EU-Wiederaufbaufonds Rechnungsprüfer warnen vor Brüsseler Geldflut

Die Europäische Union muss in den nächsten Jahren so viel Geld ausgeben wie noch nie. Das birgt Gefahren, warnt der Europäische Rechnungshof. Parlamentarier befürchten Korruptionsfälle.
EU-Kommissionschefin Ursula von der Leyen

EU-Kommissionschefin Ursula von der Leyen

Foto: Kenzo Tribouillard/ AFP

Für viele Regierungen ist der neue EU-Wiederaufbaufonds ein willkommenes Geschenk, Europas Haushaltsaufseher aber wittern Gefahr. Für die korrekte Verwendung der 750 Milliarden Euro bestünden in den kommenden Jahren erhebliche »Risiken und Herausforderungen«, heißt es im neuen Jahresbericht des Europäischen Rechnungshofs, der dem SPIEGEL vorab vorliegt. Fazit: Manchmal wachsen die Probleme, wenn es eher zu viel Geld gibt als zu wenig.

Nach der Kalkulation der Behörde hat die EU in den nächsten sieben Jahren fast 1,8 Billionen Euro an Haushalts- und Fondsmitteln zur Verfügung, fast doppelt so viel wie im vorherigen Finanzzeitraum von 2014 bis 2020. Dafür habe es gute Gründe gegeben, schreiben die Luxemburger Etataufseher in ihrem Bericht. Doch nun wachse die Gefahr, dass ein Teil des Geldes nicht rechtzeitig und nicht korrekt eingesetzt werde.

Schon heute fließt ein Teil der EU-Gelder zu spät ab

Wichtige Verordnungen für die künftigen EU-Finanzen seien erst im Sommer dieses Jahres verabschiedet worden, kritisieren die Kontrolleure. Deshalb sei mit einem noch größeren Verzug bei der Mittelvergabe zu rechnen als zu früheren Zeiten. Es sei mit »einer noch späteren Annahme der operationellen Programme und weiteren Verzögerungen beim Umsetzungsbeginn« zu rechnen, heißt es in ihrem Bericht. Die Verwaltung werde erheblich unter Druck geraten.

Dabei fließt ein erheblicher Teil der EU-Gelder schon heute wegen des hohen bürokratischen Aufwandes nicht ab. So hat die Staatengemeinschaft von den gut 460 Milliarden Euro des Europäischen Struktur- und Investitionsfonds bis Ende vergangenen Jahres gerade einmal 55 Prozent ausgegeben, mit erheblichen Unterschieden zwischen den Mitgliedstaaten. Während reiche Länder wie Finnland, Irland oder Luxemburg einen Großteil des Geldes ausschöpften, hatten Staaten wie Italien, Spanien oder Kroatien nicht einmal die Hälfte des zur Verfügung stehenden Geldes ausgegeben.

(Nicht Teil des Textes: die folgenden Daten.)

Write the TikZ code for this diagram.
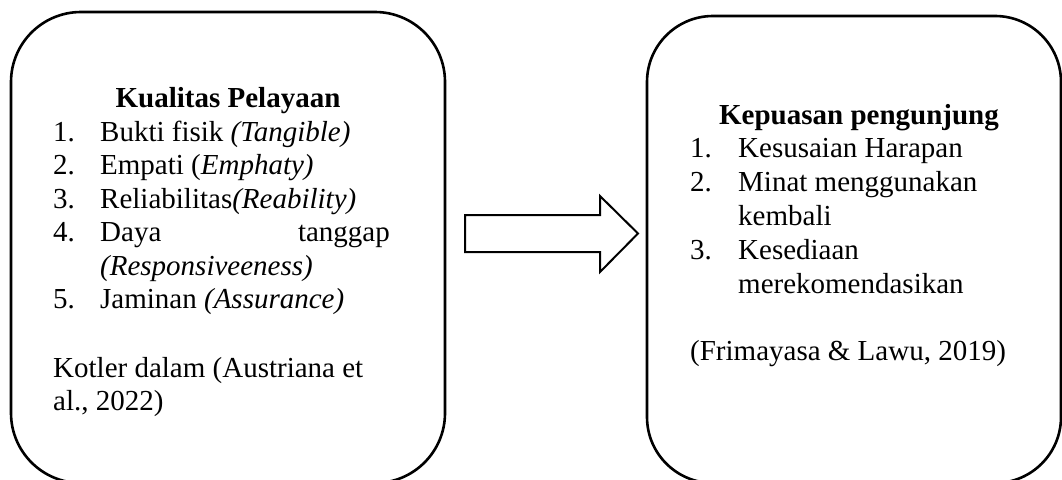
\documentclass[tikz,border=0pt]{standalone}
\usepackage{fontspec}
\setmainfont{Liberation Serif}
\begin{document}
\begin{tikzpicture}[x=1pt,y=-1pt,
  boxframe/.style={draw=black, line width=2.6pt, inner sep=0pt},
  txt/.style={anchor=base west, inner sep=0pt, font=\fontsize{29}{33.5}\selectfont},
  txtr/.style={anchor=base east, inner sep=0pt, font=\fontsize{29}{33.5}\selectfont},
  ttl/.style={anchor=base, inner sep=0pt, font=\fontsize{29}{33.5}\selectfont\bfseries}]
\useasboundingbox (0,0) rectangle (1062,479);
% boxes
\node[boxframe, rounded corners=70pt, minimum width=434pt, minimum height=471pt] (lbox) at (228,247.5) {};
\node[boxframe, rounded corners=66pt, minimum width=414pt, minimum height=467pt] (rbox) at (854,249.5) {};
% block arrow
\draw[line width=2pt, line join=miter] (465,215) -- (600,215) -- (600,196) -- (638,233.5) -- (600,272) -- (600,252) -- (465,252) -- cycle;
% left texts
\node[ttl] (lt) at (228,107) {Kualitas Pelayaan};
\node[txt] (l1n) at (53,141) {1.};
\node[txt] (l1) at (100,141) {Bukti fisik \textit{(Tangible)}};
\node[txt] (l2n) at (53,174.5) {2.};
\node[txt] (l2) at (100,174.5) {Empati (\textit{Emphaty)}};
\node[txt] (l3n) at (53,208) {3.};
\node[txt] (l3) at (100,208) {Reliabilitas\textit{(Reability)}};
\node[txt] (l4n) at (53,241.5) {4.};
\node[txt] (l4a) at (100,241.5) {Daya};
\node[txtr] (l4b) at (390,241.5) {tanggap};
\node[txt] (l4c) at (100,275) {\textit{(Responsiveeness)}};
\node[txt] (l5n) at (53,308.5) {5.};
\node[txt] (l5) at (100,308.5) {Jaminan \textit{(Assurance)}};
\node[txt] (lsrc1) at (53,377) {Kotler dalam (Austriana et};
\node[txt] (lsrc2) at (53,410.5) {al., 2022)};
% right texts
\node[ttl] (rt) at (859,124) {Kepuasan pengunjung};
\node[txt] (r1n) at (690,157.5) {1.};
\node[txt] (r1) at (738,157.5) {Kesusaian Harapan};
\node[txt] (r2n) at (690,191.5) {2.};
\node[txt] (r2) at (738,191.5) {Minat menggunakan};
\node[txt] (r2b) at (738,225.5) {kembali};
\node[txt] (r3n) at (690,259.5) {3.};
\node[txt] (r3) at (738,259.5) {Kesediaan};
\node[txt] (r3b) at (738,293) {merekomendasikan};
\node[txt] (rsrc) at (690,360) {(Frimayasa \& Lawu, 2019)};
\end{tikzpicture}
\end{document}
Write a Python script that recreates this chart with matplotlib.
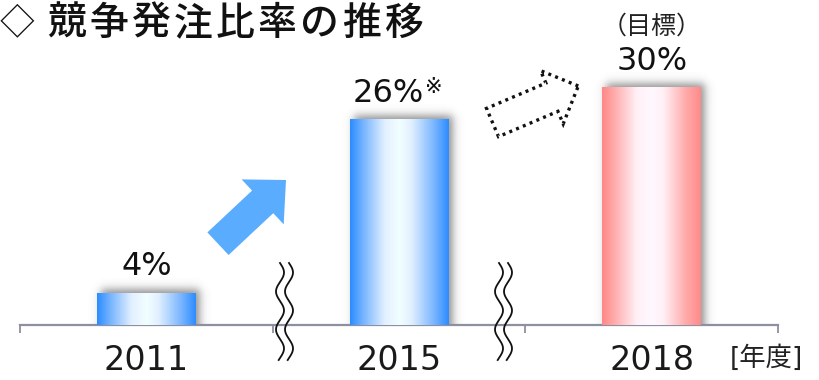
import numpy as np
import matplotlib.pyplot as plt
from matplotlib.colors import LinearSegmentedColormap
from matplotlib.patches import FancyArrow

plt.rcParams['font.family'] = ['DejaVu Sans', 'Noto Sans CJK JP']

# data
years = ['2011', '2015', '2018']
ratios = [4, 26, 30]
value_labels = ['4%', '26%', '30%']
title = '◇ 競争発注比率の推移'

W, H = 820, 380
fig = plt.figure(figsize=(W / 100, H / 100), dpi=100)

# main axes: baseline at y=325px, spans x 20..778px
ax_box = [20 / W, 55 / H, 758 / W, 325 / H]
ax = fig.add_axes(ax_box)
ymax = 41.1
ax.set_xlim(-0.5, 2.5)
ax.set_ylim(0, ymax)
px_x = ax_box[2] * W / 3.0      # pixels per category unit
px_y = ax_box[3] * H / ymax     # pixels per percent

blue = LinearSegmentedColormap.from_list('blue', [
    (0.0, '#2a8cff'), (0.12, '#6fb0ff'), (0.35, '#e2f0ff'), (0.5, '#f2ffff'),
    (0.62, '#e2f0ff'), (0.85, '#7ab6ff'), (1.0, '#2d8cff')])
pink = LinearSegmentedColormap.from_list('pink', [
    (0.0, '#ff8787'), (0.12, '#ffaaaa'), (0.35, '#fff0f6'), (0.5, '#fff8ff'),
    (0.62, '#fff0f6'), (0.85, '#ffaaaa'), (1.0, '#ff8a8a')])
cmaps = [blue, blue, pink]

x = np.arange(len(years))
bars = ax.bar(x, ratios, width=0.39, color='none', zorder=3)

grad = np.linspace(0, 1, 256)[None, :]


def sig(t):
    return 1.0 / (1.0 + np.exp(-t))


for bar, cmap in zip(bars, cmaps):
    x0, w, h = bar.get_x(), bar.get_width(), bar.get_height()
    # soft drop shadow up and to the right
    pad_x, pad_y = 16 / px_x, 16 / px_y
    xs = np.linspace(x0 - pad_x, x0 + w + pad_x, 220)
    ys = np.linspace(0, h + pad_y, 220)
    X, Y = np.meshgrid((xs - x0) * px_x, ys * px_y)
    wpx, hpx = w * px_x, h * px_y
    off, s = 4.0, 2.6
    a = 0.62 * sig((X - off) / s) * sig((wpx + off - X) / s) * sig((hpx + off - Y) / s)
    shadow = np.zeros(X.shape + (4,))
    shadow[..., :3] = 0.3
    shadow[..., 3] = a
    ax.imshow(shadow, extent=(xs[0], xs[-1], 0, ys[-1]), origin='lower',
              aspect='auto', zorder=2, interpolation='bilinear')
    ax.imshow(grad, cmap=cmap, extent=(x0, x0 + w, 0, h), aspect='auto',
              zorder=3, interpolation='bilinear')

ax.set_xlim(-0.5, 2.5)
ax.set_ylim(0, ymax)

# value labels
for xi, v, lab in zip(x, ratios, value_labels):
    if lab == '26%':
        ax.annotate(lab, (xi, v), xytext=(18, 19), textcoords='offset points',
                    ha='right', va='center', fontsize=23, color='#111111')
        ax.annotate('※', (xi, v), xytext=(18.5, 23), textcoords='offset points',
                    ha='left', va='center', fontsize=15, color='#111111')
    else:
        ax.annotate(lab, (xi, v), xytext=(0, 19), textcoords='offset points',
                    ha='center', va='center', fontsize=23, color='#111111')
ax.annotate('（目標）', (x[2], ratios[2]), xytext=(0, 44), textcoords='offset points',
            ha='center', va='center', fontsize=18, color='#222222')

# axis styling
for side in ['top', 'left', 'right']:
    ax.spines[side].set_visible(False)
ax.spines['bottom'].set_color('#8c90a0')
ax.spines['bottom'].set_linewidth(1.6)
ax.set_yticks([])
ax.set_xticks(x)
ax.set_xticklabels(years, fontsize=24, color='#1a1a1a')
ax.set_xticks([-0.5, 0.5, 1.5, 2.5], minor=True)
ax.tick_params(axis='x', which='major', length=0, pad=14)
ax.tick_params(axis='x', which='minor', length=6, width=1.3, color='#8c90a0')
ax.patch.set_visible(False)

# overlay in pixel coordinates for title, arrows and break marks
ov = fig.add_axes([0, 0, 1, 1])
ov.set_xlim(0, W)
ov.set_ylim(H, 0)
ov.axis('off')

ov.text(17, 24, title[0], ha='center', va='center', fontsize=25,
        family=['Noto Sans CJK JP'], color='#111111')
for i, ch in enumerate(title[2:]):
    ov.text(67 + 42 * i, 24, ch, ha='center', va='center', fontsize=28,
            family=['Noto Sans CJK JP'], fontweight='medium', color='#111111')

ov.text(766, 359, '[年度]', ha='center', va='center', fontsize=19,
        color='#222222')

ov.add_patch(FancyArrow(218, 243.7, 68, -63.7, width=31, head_width=61.6,
                        head_length=32, length_includes_head=True,
                        color='#5aacff', lw=0))
ov.add_patch(FancyArrow(492.5, 122.5, 85.8, -36.5, width=30.7, head_width=57.8,
                        head_length=28.7, length_includes_head=True,
                        fc='white', ec='#111111', lw=2.4,
                        linestyle=(0, (0.9, 1.3))))

# wavy break marks
yy = np.linspace(263, 360, 200)
for xc in [280, 289, 499, 508]:
    ov.plot(xc + 4 * np.sin(2 * np.pi * (yy - 263) / 38), yy,
            color='#111111', lw=1.3)

fig.savefig('out.png', dpi=100)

Zudem stellte der Rechnungshof erhebliche Mängel bei der Haushaltskontrolle fest. Bei der Vergabe der Mittel habe es im vergangenen Jahr erneut eine »wesentliche Fehlerquote« gegeben, so der Bericht. Sie lag in etwa so hoch wie 2019. Mal teilten die Behörden das Geld ohne ausreichende Belege aus. Mal verstießen sie gegen Binnenmarktvorschriften, mal wurden Aufträge nicht ordnungsgemäß vergeben. Bei der Arbeit der nationalen Prüfbehörden habe es ebenfalls Mängel gegeben.

»Es wächst die Gefahr von Korruption«

Die Haushaltsexperten im EU-Parlament fordern deshalb, die Etatkontrolle zu verbessern. Während die EU-Haushalte stark zulegten, seien »die Budgets der Kontrollbehörden nicht entsprechend mitgewachsen«, kritisiert der grüne Europa-Abgeordnete Daniel Freund. »Das erhöht die Gefahren von Korruption und Vetternwirtschaft.« Künftig, sagt er, werde man sich »genauer anschauen müssen, ob Cluster auftreten, die auf einen systematischen Missbrauch von EU-Geldern hindeuten«.